Um anjo “meio Leila Diniz”
Por Luciano Maluly
O ano de 1994 foi agitado no esporte brasileiro, especialmente, de um lado, pela tristeza da morte de Ayrton Senna e, de outro, pelas alegrias em virtude das conquistas do tetracampeonato mundial de futebol masculino e o inédito título mundial do basquete feminino brasileiro.
No final daquele ano, eu já estava preparando as malas para curtir as últimas férias escolares como estudante do curso de Comunicações Social, com habilitação em jornalismo, quando o meu anjo da guarda, Alessandra Pajolla, chegou com um proposta irrecusável: participar de um processo seletivo para a vaga de repórter esportivo no Jornal de Londrina (JL), jovem periódico que disputava a preferência local com a tradicional Folha de Londrina.
Alessandra sempre foi assim “meio Leila Diniz”, amante da cultura, ativista das causas impossíveis e de um coração para lá de generoso. Uma linda irmã de alma que recebi de presente nessa minha jornada nas terras vermelhas.
E foi ela que descobriu um cantinho para eu iniciar o ofício no jornalismo. “Vai, Lu! Você tem talento para o jornalismo esportivo”, repetia no final das últimas aulas do curso. E digo mais: foi uma experiência maravilhosa.
No JL, aprendi a fazer reportagens e também a entender a função do editor. Junto com Luiz Carlos Lorencetti (o Chuveirão), Délio Cesar era nosso comandante e, de cara, me presenteou com o desafio de produzir uma matéria especial sobre o Ginásio de Esportes Professor Darcy Cortez, mais conhecido como Moringão. Imediatamente, ele compartilhou o contato de algumas fontes, mas avisou: “Agora é contigo. Começa pelo ginásio e a prefeitura. Cumpre com suas obrigações aqui no jornal e corre atrás até nas horas vagas”.
Como o Moringão estava em reformas, fui lá, mas não consegui muita coisa. Lembro apenas que um dos responsáveis pela administração do local soou uma dica de ouro: “Você não é aluno do professor Tavares? Ele tem essas informações”. No outro dia, fiquei de plantão na sala dos professores esperando a chegada do mestre.
Severino Tavares da Silva foi um professor maravilhoso, pois nos ensinou a organizar a pauta e a selecionar as principais informações que compõem a notícia. Era o “professor chão de fábrica” que, no primeiro ano, apresenta o lead e revela o passo a passo da redação jornalística, especialmente a importância das fontes. Em suas aulas, aprendi a organizar o meu arquivo pessoal, incluindo a agenda, que é uma técnica fundamental ao exercício de docente, pesquisador e, principalmente, jornalista.
Quando ele chegou ao CECA (Centro de Comunicação, Educação e Artes), comentei sobre a minha tarefa e, como bom camarada, Tavares revelou que tinha um documento com fotografias e outros dados sobre o Moringão.
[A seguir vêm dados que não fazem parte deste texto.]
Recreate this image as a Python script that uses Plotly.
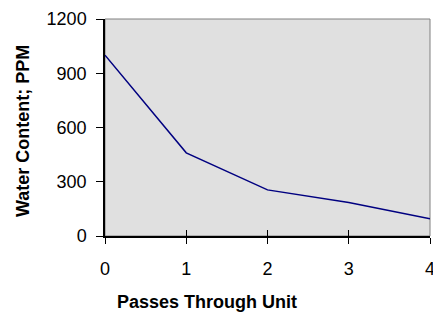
import plotly.graph_objects as go

passes = [0, 1, 2, 3, 4]
water_ppm = [1000, 460, 255, 185, 95]
y_ticks = [0, 300, 600, 900, 1200]
x_ticks = [0, 1, 2, 3, 4]

fig = go.Figure()
fig.add_trace(go.Scatter(x=passes, y=water_ppm, mode="lines",
                         line=dict(color="#000080", width=1.5), showlegend=False))
# invisible trace for overlay axis (inside ticks)
fig.add_trace(go.Scatter(x=passes, y=water_ppm, mode="lines", xaxis="x2",
                         line=dict(color="rgba(0,0,0,0)"), showlegend=False, hoverinfo="skip"))

font = dict(family="Liberation Sans, Arial, sans-serif", color="black")
fig.update_layout(
    width=433, height=314,
    margin=dict(l=105, r=3, t=19, b=78, autoexpand=False),
    paper_bgcolor="white", plot_bgcolor="#E0E0E0",
    font=font,
    xaxis=dict(range=[0, 4], tickvals=x_ticks, showgrid=False, zeroline=False,
               showline=True, linecolor="black", linewidth=1.5, automargin=False,
               ticks="outside", ticklen=6, tickcolor="black", tickwidth=1,
               ticklabelstandoff=10, ticklabeloverflow="allow",
               tickfont=dict(size=18, **font)),
    xaxis2=dict(range=[0, 4], tickvals=x_ticks, overlaying="x", side="bottom",
                showgrid=False, zeroline=False, showline=False, showticklabels=False,
                automargin=False,
                ticks="inside", ticklen=6, tickcolor="black", tickwidth=1),
    yaxis=dict(range=[0, 1200], tickvals=y_ticks, showgrid=False, zeroline=False,
               showline=True, linecolor="black", linewidth=1.5, automargin=False,
               ticks="outside", ticklen=7, tickcolor="black", tickwidth=1,
               ticklabelstandoff=6, ticklabeloverflow="allow",
               tickfont=dict(size=18, **font)),
    shapes=[dict(type="rect", xref="paper", yref="paper", x0=0, x1=1, y0=0, y1=1,
                 line=dict(color="#808080", width=1), layer="below")],
    annotations=[
        dict(text="<b>Passes Through Unit</b>", xref="paper", yref="paper",
             x=0.314, y=0, yshift=-66, xanchor="center", yanchor="middle",
             showarrow=False, font=dict(size=18, **font)),
        dict(text="<b>Water Content; PPM</b>", xref="paper", yref="paper",
             x=0, y=0.484, xshift=-82, xanchor="center", yanchor="middle",
             textangle=-90, showarrow=False, font=dict(size=18, **font)),
    ],
)
fig.write_html("out.html", config={"displayModeBar": False},
               post_script="document.body.style.margin='0';document.body.style.overflow='hidden';")
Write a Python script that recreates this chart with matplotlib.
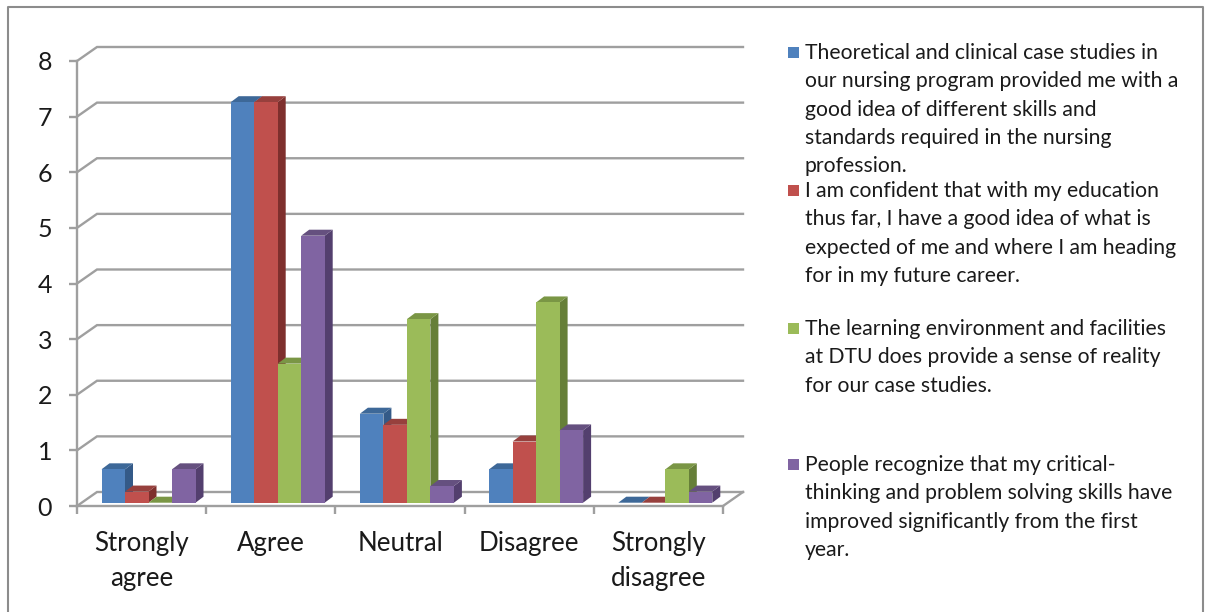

No outro dia, fui buscar o material, que foi a base da reportagem. Depois disso, liguei para várias pessoas e visitei a Prefeitura Municipal de Londrina em busca de detalhes sobre a obra e também sobre os acontecimentos antigos e recentes em torno do ginásio.
A minha dedicação impressionou os colegas e, com a ajuda pontual do meu editor de esportes, Antônio Teixeira, fiz um trabalho brilhante.
No dia da publicação, cheguei cedinho ao jornal, com Délio César fazendo um elogio em voz alta e, como bom editor, trouxe um feedback apontando as falhas e as virtudes da minha reportagem. Os colegas me parabenizaram e eu estava orgulhoso de ser jornalista.
Porém, nada disso foi de graça, pois precisei pagar o happy hour na sucursal, ou seja, em um dos botecos próximos à sede do jornal, que ficava na Avenida Higienópolis. E lá se foi metade do meu primeiro salário.
Ao perceber a alegria da Alessandra Pajolla por minha vitória, tive a certeza de ter escolhido a profissão certa e, principalmente, por essa amizade que permanece até hoje, inclusive no nosso sonho de produzir o roteiro de um filme futurista sobre a Revolução Carnavalesca no Brasil.